Bürgermeister Rudolf Westerburg fand klare Worte: "Die Steine werden dem Image von Hellenthal nicht schaden." Er und Reger begrüßten die eigens aus den USA und Mexiko angereisten noch lebenden Kinder des 1938 vor den Nationalsozialisten geflohenen Julius Rothschild und seiner Frau.
Julius Rothschild jr. (61 Jahre), der sich heute Julio nennt, sowie seine Schwestern Carmen (66) und Irma (64) wohnten der Einbettung der sechs Gedenksteine für ihre Verwandten in einer sandgefüllten Holzkiste zum weiteren provisorischen Verbleib in der der evangelischen Kirche bei.
Julio Rothschild zeigte auch im Namen seiner beiden Schwestern Verständnis für den Anwohner, der keine Zustimmung zur Stolperstein-Verlegung vor dem Haus im Kirschseiffen gegeben hatte: "Wir respektieren die Entscheidung desjenigen, der heute unser Elternhaus bewohnt. Er hat uns eingeladen und uns das Haus gezeigt.
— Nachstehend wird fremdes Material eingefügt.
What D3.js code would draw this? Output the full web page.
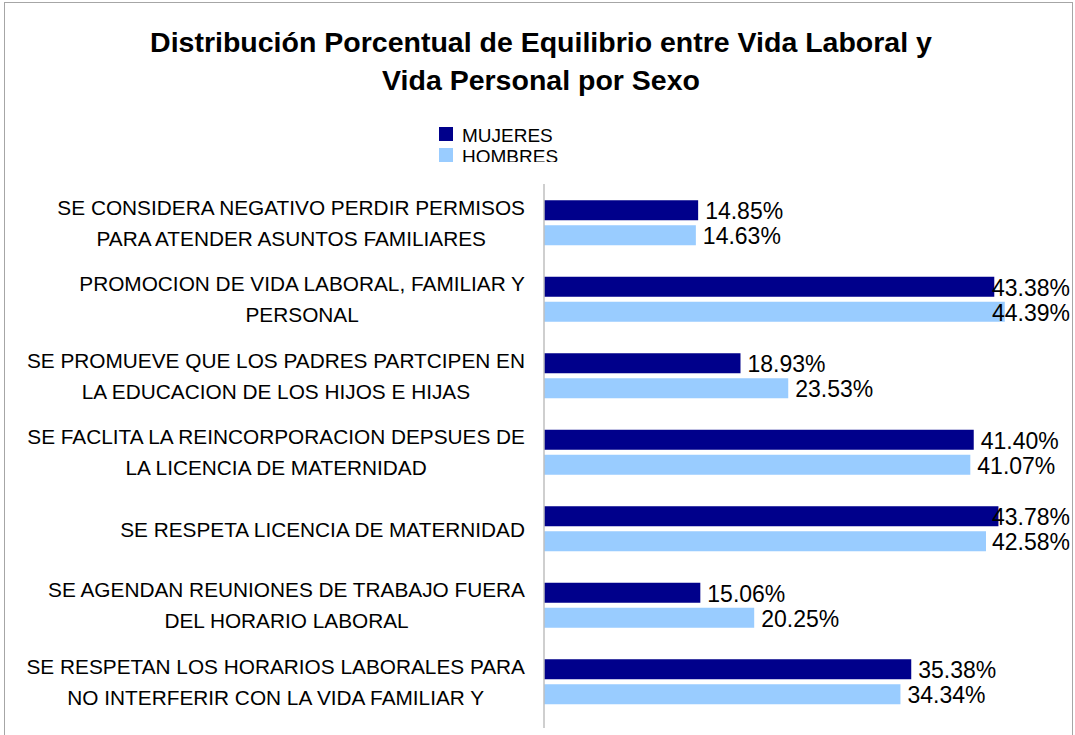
<!DOCTYPE html>
<html>
<head>
<meta charset="utf-8">
<script src="https://cdn.jsdelivr.net/npm/d3@7"></script>
<style>
	body { margin: 0; background: #fff; }
	svg { display: block; }
</style>
</head>
<body>
<div id="chart"></div>
<script>
// Chart data
const titleLines = ["Distribución Porcentual de Equilibrio entre Vida Laboral y", "Vida Personal por Sexo"];
const categories = [
	["SE CONSIDERA NEGATIVO PERDIR PERMISOS", "PARA ATENDER ASUNTOS FAMILIARES"],
	["PROMOCION DE VIDA LABORAL, FAMILIAR Y", "PERSONAL"],
	["SE PROMUEVE QUE LOS PADRES PARTCIPEN EN", "LA EDUCACION DE LOS HIJOS E HIJAS"],
	["SE FACLITA LA REINCORPORACION DEPSUES DE", "LA LICENCIA DE MATERNIDAD"],
	["SE RESPETA LICENCIA DE MATERNIDAD"],
	["SE AGENDAN REUNIONES DE TRABAJO FUERA", "DEL HORARIO LABORAL"],
	["SE RESPETAN LOS HORARIOS LABORALES PARA", "NO INTERFERIR CON LA VIDA FAMILIAR Y"]
];
const mujeres = [14.85, 43.38, 18.93, 41.40, 43.78, 15.06, 35.38];
const hombres = [14.63, 44.39, 23.53, 41.07, 42.58, 20.25, 34.34];
const seriesNames = ["MUJERES", "HOMBRES"];
const seriesColors = ["#00008B", "#99CCFF"];

const width = 1075;
const height = 735;
const axisX = 544;
const labelRight = 1070;
const catRight = 525;

const svg = d3.select("#chart").append("svg")
	.attr("width", width)
	.attr("height", height)
	.style("font-family", "'Liberation Sans', Arial, sans-serif");

// outer chart border
svg.append("rect")
	.attr("x", 4.5).attr("y", 2.5)
	.attr("width", 1068).attr("height", height + 10)
	.attr("fill", "none")
	.attr("stroke", "#a6a6a6");

// Title
svg.append("g").selectAll("text")
	.data(titleLines)
	.join("text")
	.attr("x", 541)
	.attr("y", (d, i) => 52 + i * 37.5)
	.attr("text-anchor", "middle")
	.style("font-size", "28.5px")
	.style("font-weight", "bold")
	.text(d => d);

// Legend (clipped at the bottom like the original)
svg.append("defs").append("clipPath")
	.attr("id", "legend-clip")
	.append("rect")
	.attr("x", 430).attr("y", 118).attr("width", 150).attr("height", 44);

const legend = svg.append("g").attr("clip-path", "url(#legend-clip)");
const legendItems = legend.selectAll("g")
	.data(seriesNames)
	.join("g")
	.attr("transform", (d, i) => `translate(439, ${127 + i * 21})`);
legendItems.append("rect")
	.attr("width", 14).attr("height", 14)
	.attr("fill", (d, i) => seriesColors[i]);
legendItems.append("text")
	.attr("x", 23).attr("y", 15)
	.style("font-size", "19px")
	.text(d => d);

// Scales
const x = d3.scaleLinear().domain([0, 50]).range([axisX, axisX + 50 * 10.38]);
const y = d3.scaleBand().domain(d3.range(categories.length)).range([184.5, 720]);

const barH = 20;
const barGap = 5;

// Category labels: widest line right-aligned to the axis, lines centred on the block
const catText = svg.append("g").selectAll("text")
	.data(categories)
	.join("text")
	.attr("text-anchor", "middle")
	.style("font-size", "20.8px")
	.attr("fill", "#000");
catText.selectAll("tspan")
	.data((d, i) => d.map((line, j) => ({ line, j, n: d.length, i })))
	.join("tspan")
	.attr("y", d => {
		const c = y(d.i) + y.bandwidth() / 2;
		return d.n === 1 ? c + 8.5 : c - 8 + d.j * 31;
	})
	.text(d => d.line);
catText.each(function() {
	const spans = d3.select(this).selectAll("tspan");
	let maxW = 0;
	spans.each(function() { maxW = Math.max(maxW, this.getComputedTextLength()); });
	spans.attr("x", catRight - maxW / 2);
});

// Bars
const series = [mujeres, hombres];
series.forEach((vals, s) => {
	const g = svg.append("g");
	g.selectAll("rect")
		.data(vals)
		.join("rect")
		.attr("x", axisX)
		.attr("y", (d, i) => y(i) + y.bandwidth() / 2 - barH - barGap / 2 + s * (barH + barGap))
		.attr("width", d => x(d) - axisX)
		.attr("height", barH)
		.attr("fill", seriesColors[s]);

	g.selectAll("text")
		.data(vals)
		.join("text")
		.attr("y", (d, i) => y(i) + y.bandwidth() / 2 - barH - barGap / 2 + s * (barH + barGap) + barH / 2 + 9)
		.style("font-size", "23px")
		.text(d => d3.format(".2f")(d) + "%")
		.attr("x", function(d) {
			const w = this.getComputedTextLength();
			return Math.min(x(d) + 7, labelRight - w);
		});
});

// vertical category axis line
svg.append("line")
	.attr("x1", axisX).attr("x2", axisX)
	.attr("y1", 184).attr("y2", 728)
	.attr("stroke", "#bfbfbf")
	.attr("stroke-width", 1.5);
</script>
</body>
</html>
Wir bitten alle, die privaten Gründe des heutigen Bewohners ebenfalls zu akzeptieren. Wir hoffen nur, dass die Menschen möglichst alles darüber erfahren, was zu der Flucht unserer Eltern führte. Wie sie gelitten haben und wie schwer es für sie war, in Mexiko ein neues Leben aufzubauen."
Gelegenheit dazu gibt\'s nun in einer kleinen, sorgfältig zusammengestellten Ausstellung, die im Gemeindehaus über das Schicksal der jüdischen Familien der Eifelgemeinde zur NS-Zeit informiert.
Als Gunter Demnig behutsam die Rothschild-Stolpersteine in ihr Sandbett einsetzte, war Julio Rothschild sichtlich gerührt: "Ich empfinde tiefen Frieden in mir. Das ist der wichtigste Moment meines Lebens!"
Wenig später in der Kölner Straße, wo Demnig Hellenthals erste Stolpersteine verlegte, kam es zu einer Panne. Die für die damals dort wohnende Familie Löwenstein vorgesehenen Steine waren schlicht an der evangelischen Kirche vergessen worden. Die Polizei Schleiden, die ohnehin vor Ort war, um mit der Feuerwehr die Straße für die Dauer der Zeremonie zu sperren, half schnell aus: So wurden die Stolpersteine vom evangelischen Pfarrer Oliver Joswig unter "Polizeischutz" an ihren Bestimmungsort gebracht.
Umrahmt wurden die Zeremonien von Musik des "Trio col legno". Fünf Schüler des Städtischen Gymnasiums Schleiden erinnerten an die Opfer des NS-Terrors, derer nun in Hellenthal gedacht wird. Sie trugen Kurzbiografien von Leopold, Johanna, Ella, Siegfried, Arno und Julius Rothschild sowie von Gottfried, Sara, Erna und Selma Löwenstein vor. Am Vorabend der Stolpersteinverlegung hatte die Evangelische Kirchengemeinde in den Gemeindesaal zu einem Vortrag von Gunter Demnig über sein Stolperstein-Projekt eingeladen. 800 Handzettel hatten Judit.H und die Kirchengemeinde zuvor unter anderem beim Hellenthaler Straßenfest verteilt, um auf die zweitägige Veranstaltung hinzuweisen.